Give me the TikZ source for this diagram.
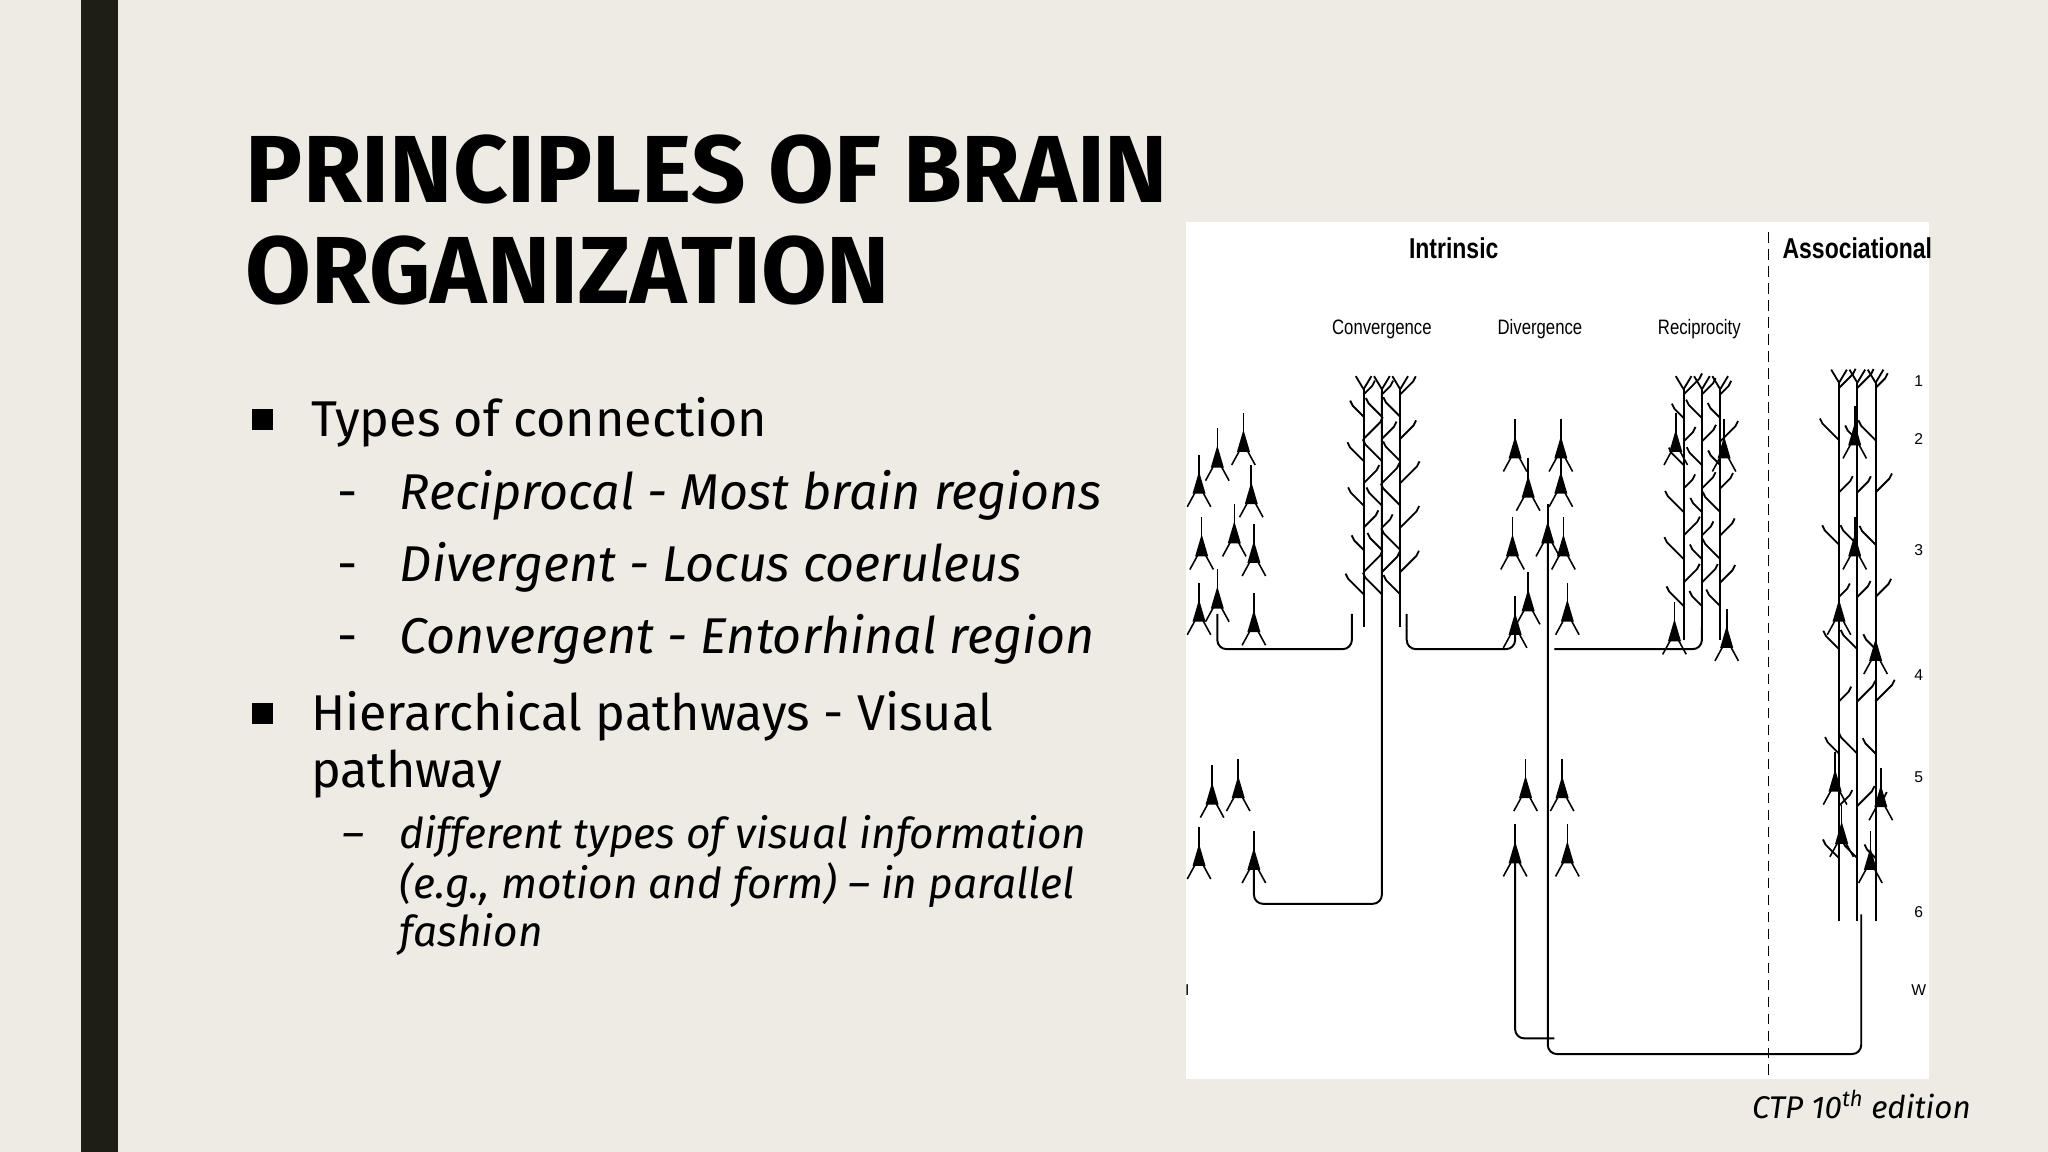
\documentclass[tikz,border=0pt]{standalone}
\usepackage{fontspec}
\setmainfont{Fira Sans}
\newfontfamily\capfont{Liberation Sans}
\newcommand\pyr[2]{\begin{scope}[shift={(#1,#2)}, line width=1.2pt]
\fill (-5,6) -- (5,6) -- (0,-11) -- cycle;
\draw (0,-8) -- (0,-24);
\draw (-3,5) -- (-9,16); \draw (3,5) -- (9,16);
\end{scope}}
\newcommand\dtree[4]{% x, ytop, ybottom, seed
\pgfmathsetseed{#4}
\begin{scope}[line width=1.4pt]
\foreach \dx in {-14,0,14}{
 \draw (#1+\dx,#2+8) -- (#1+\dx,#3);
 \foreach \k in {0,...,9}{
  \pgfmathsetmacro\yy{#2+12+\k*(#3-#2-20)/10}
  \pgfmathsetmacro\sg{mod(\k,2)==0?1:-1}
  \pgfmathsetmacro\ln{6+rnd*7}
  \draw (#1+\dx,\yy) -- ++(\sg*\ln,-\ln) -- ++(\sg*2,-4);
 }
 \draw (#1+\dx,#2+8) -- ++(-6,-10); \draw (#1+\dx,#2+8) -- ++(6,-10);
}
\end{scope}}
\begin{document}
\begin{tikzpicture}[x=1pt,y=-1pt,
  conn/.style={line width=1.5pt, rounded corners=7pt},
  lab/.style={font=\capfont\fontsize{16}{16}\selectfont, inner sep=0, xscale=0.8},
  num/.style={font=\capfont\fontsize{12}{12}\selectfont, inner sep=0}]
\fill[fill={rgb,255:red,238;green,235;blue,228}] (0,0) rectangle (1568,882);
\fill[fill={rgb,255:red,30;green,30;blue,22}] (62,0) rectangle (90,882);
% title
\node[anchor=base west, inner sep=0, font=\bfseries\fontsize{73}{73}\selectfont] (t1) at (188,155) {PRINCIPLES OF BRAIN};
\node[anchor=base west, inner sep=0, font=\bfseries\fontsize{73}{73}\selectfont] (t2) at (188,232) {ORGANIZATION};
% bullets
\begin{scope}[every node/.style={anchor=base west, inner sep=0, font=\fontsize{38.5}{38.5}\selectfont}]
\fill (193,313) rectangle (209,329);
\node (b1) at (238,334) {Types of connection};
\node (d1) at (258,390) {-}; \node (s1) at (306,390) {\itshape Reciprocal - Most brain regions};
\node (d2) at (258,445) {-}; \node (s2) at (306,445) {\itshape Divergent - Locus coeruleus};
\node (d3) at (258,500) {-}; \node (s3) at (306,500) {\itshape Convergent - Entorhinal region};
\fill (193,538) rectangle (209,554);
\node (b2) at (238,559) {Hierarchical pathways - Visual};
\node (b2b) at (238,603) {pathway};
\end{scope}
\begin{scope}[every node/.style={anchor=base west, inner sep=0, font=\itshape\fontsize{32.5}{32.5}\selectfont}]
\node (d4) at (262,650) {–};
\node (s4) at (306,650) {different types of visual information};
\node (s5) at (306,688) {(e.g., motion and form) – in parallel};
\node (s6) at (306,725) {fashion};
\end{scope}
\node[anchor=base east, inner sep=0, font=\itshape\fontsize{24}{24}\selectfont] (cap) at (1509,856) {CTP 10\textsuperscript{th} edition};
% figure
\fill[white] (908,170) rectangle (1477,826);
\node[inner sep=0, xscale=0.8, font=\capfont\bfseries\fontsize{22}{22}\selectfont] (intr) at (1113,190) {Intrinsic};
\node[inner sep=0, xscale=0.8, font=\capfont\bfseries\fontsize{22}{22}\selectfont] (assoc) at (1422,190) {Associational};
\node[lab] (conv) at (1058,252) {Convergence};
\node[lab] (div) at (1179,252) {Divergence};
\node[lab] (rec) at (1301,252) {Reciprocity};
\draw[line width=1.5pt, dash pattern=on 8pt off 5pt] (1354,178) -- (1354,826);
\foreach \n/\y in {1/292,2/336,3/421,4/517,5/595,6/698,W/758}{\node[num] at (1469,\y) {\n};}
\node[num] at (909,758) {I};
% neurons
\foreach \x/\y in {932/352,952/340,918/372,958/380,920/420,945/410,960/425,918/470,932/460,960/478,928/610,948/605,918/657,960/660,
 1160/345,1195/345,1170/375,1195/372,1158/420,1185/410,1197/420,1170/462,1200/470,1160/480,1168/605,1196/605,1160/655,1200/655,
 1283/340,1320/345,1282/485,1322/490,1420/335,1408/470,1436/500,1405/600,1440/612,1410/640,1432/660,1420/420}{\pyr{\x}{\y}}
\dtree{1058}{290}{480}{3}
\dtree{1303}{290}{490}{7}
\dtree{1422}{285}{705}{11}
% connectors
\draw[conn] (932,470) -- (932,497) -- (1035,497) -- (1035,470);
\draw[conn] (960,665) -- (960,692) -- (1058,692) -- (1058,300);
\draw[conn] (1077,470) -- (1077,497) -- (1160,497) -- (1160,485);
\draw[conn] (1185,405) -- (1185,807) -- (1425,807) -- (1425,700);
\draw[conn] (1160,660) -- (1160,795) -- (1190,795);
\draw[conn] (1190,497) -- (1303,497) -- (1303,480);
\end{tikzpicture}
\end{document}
= = = =
What is expected. Quote the data above in full and without alteration; skip the pictures.

Written reply.
Give me the TikZ source for this diagram.
\documentclass[tikz,border=0pt]{standalone}
\usepackage{fontspec}
\setmainfont{Fira Sans}
\newfontfamily\capfont{Liberation Sans}
\newcommand\pyr[2]{\begin{scope}[shift={(#1,#2)}, line width=1.2pt]
\fill (-5,6) -- (5,6) -- (0,-11) -- cycle;
\draw (0,-8) -- (0,-24);
\draw (-3,5) -- (-9,16); \draw (3,5) -- (9,16);
\end{scope}}
\newcommand\dtree[4]{% x, ytop, ybottom, seed
\pgfmathsetseed{#4}
\begin{scope}[line width=1.4pt]
\foreach \dx in {-14,0,14}{
 \draw (#1+\dx,#2+8) -- (#1+\dx,#3);
 \foreach \k in {0,...,9}{
  \pgfmathsetmacro\yy{#2+12+\k*(#3-#2-20)/10}
  \pgfmathsetmacro\sg{mod(\k,2)==0?1:-1}
  \pgfmathsetmacro\ln{6+rnd*7}
  \draw (#1+\dx,\yy) -- ++(\sg*\ln,-\ln) -- ++(\sg*2,-4);
 }
 \draw (#1+\dx,#2+8) -- ++(-6,-10); \draw (#1+\dx,#2+8) -- ++(6,-10);
}
\end{scope}}
\begin{document}
\begin{tikzpicture}[x=1pt,y=-1pt,
  conn/.style={line width=1.5pt, rounded corners=7pt},
  lab/.style={font=\capfont\fontsize{16}{16}\selectfont, inner sep=0, xscale=0.8},
  num/.style={font=\capfont\fontsize{12}{12}\selectfont, inner sep=0}]
\fill[fill={rgb,255:red,238;green,235;blue,228}] (0,0) rectangle (1568,882);
\fill[fill={rgb,255:red,30;green,30;blue,22}] (62,0) rectangle (90,882);
% title
\node[anchor=base west, inner sep=0, font=\bfseries\fontsize{73}{73}\selectfont] (t1) at (188,155) {PRINCIPLES OF BRAIN};
\node[anchor=base west, inner sep=0, font=\bfseries\fontsize{73}{73}\selectfont] (t2) at (188,232) {ORGANIZATION};
% bullets
\begin{scope}[every node/.style={anchor=base west, inner sep=0, font=\fontsize{38.5}{38.5}\selectfont}]
\fill (193,313) rectangle (209,329);
\node (b1) at (238,334) {Types of connection};
\node (d1) at (258,390) {-}; \node (s1) at (306,390) {\itshape Reciprocal - Most brain regions};
\node (d2) at (258,445) {-}; \node (s2) at (306,445) {\itshape Divergent - Locus coeruleus};
\node (d3) at (258,500) {-}; \node (s3) at (306,500) {\itshape Convergent - Entorhinal region};
\fill (193,538) rectangle (209,554);
\node (b2) at (238,559) {Hierarchical pathways - Visual};
\node (b2b) at (238,603) {pathway};
\end{scope}
\begin{scope}[every node/.style={anchor=base west, inner sep=0, font=\itshape\fontsize{32.5}{32.5}\selectfont}]
\node (d4) at (262,650) {–};
\node (s4) at (306,650) {different types of visual information};
\node (s5) at (306,688) {(e.g., motion and form) – in parallel};
\node (s6) at (306,725) {fashion};
\end{scope}
\node[anchor=base east, inner sep=0, font=\itshape\fontsize{24}{24}\selectfont] (cap) at (1509,856) {CTP 10\textsuperscript{th} edition};
% figure
\fill[white] (908,170) rectangle (1477,826);
\node[inner sep=0, xscale=0.8, font=\capfont\bfseries\fontsize{22}{22}\selectfont] (intr) at (1113,190) {Intrinsic};
\node[inner sep=0, xscale=0.8, font=\capfont\bfseries\fontsize{22}{22}\selectfont] (assoc) at (1422,190) {Associational};
\node[lab] (conv) at (1058,252) {Convergence};
\node[lab] (div) at (1179,252) {Divergence};
\node[lab] (rec) at (1301,252) {Reciprocity};
\draw[line width=1.5pt, dash pattern=on 8pt off 5pt] (1354,178) -- (1354,826);
\foreach \n/\y in {1/292,2/336,3/421,4/517,5/595,6/698,W/758}{\node[num] at (1469,\y) {\n};}
\node[num] at (909,758) {I};
% neurons
\foreach \x/\y in {932/352,952/340,918/372,958/380,920/420,945/410,960/425,918/470,932/460,960/478,928/610,948/605,918/657,960/660,
 1160/345,1195/345,1170/375,1195/372,1158/420,1185/410,1197/420,1170/462,1200/470,1160/480,1168/605,1196/605,1160/655,1200/655,
 1283/340,1320/345,1282/485,1322/490,1420/335,1408/470,1436/500,1405/600,1440/612,1410/640,1432/660,1420/420}{\pyr{\x}{\y}}
\dtree{1058}{290}{480}{3}
\dtree{1303}{290}{490}{7}
\dtree{1422}{285}{705}{11}
% connectors
\draw[conn] (932,470) -- (932,497) -- (1035,497) -- (1035,470);
\draw[conn] (960,665) -- (960,692) -- (1058,692) -- (1058,300);
\draw[conn] (1077,470) -- (1077,497) -- (1160,497) -- (1160,485);
\draw[conn] (1185,405) -- (1185,807) -- (1425,807) -- (1425,700);
\draw[conn] (1160,660) -- (1160,795) -- (1190,795);
\draw[conn] (1190,497) -- (1303,497) -- (1303,480);
\end{tikzpicture}
\end{document}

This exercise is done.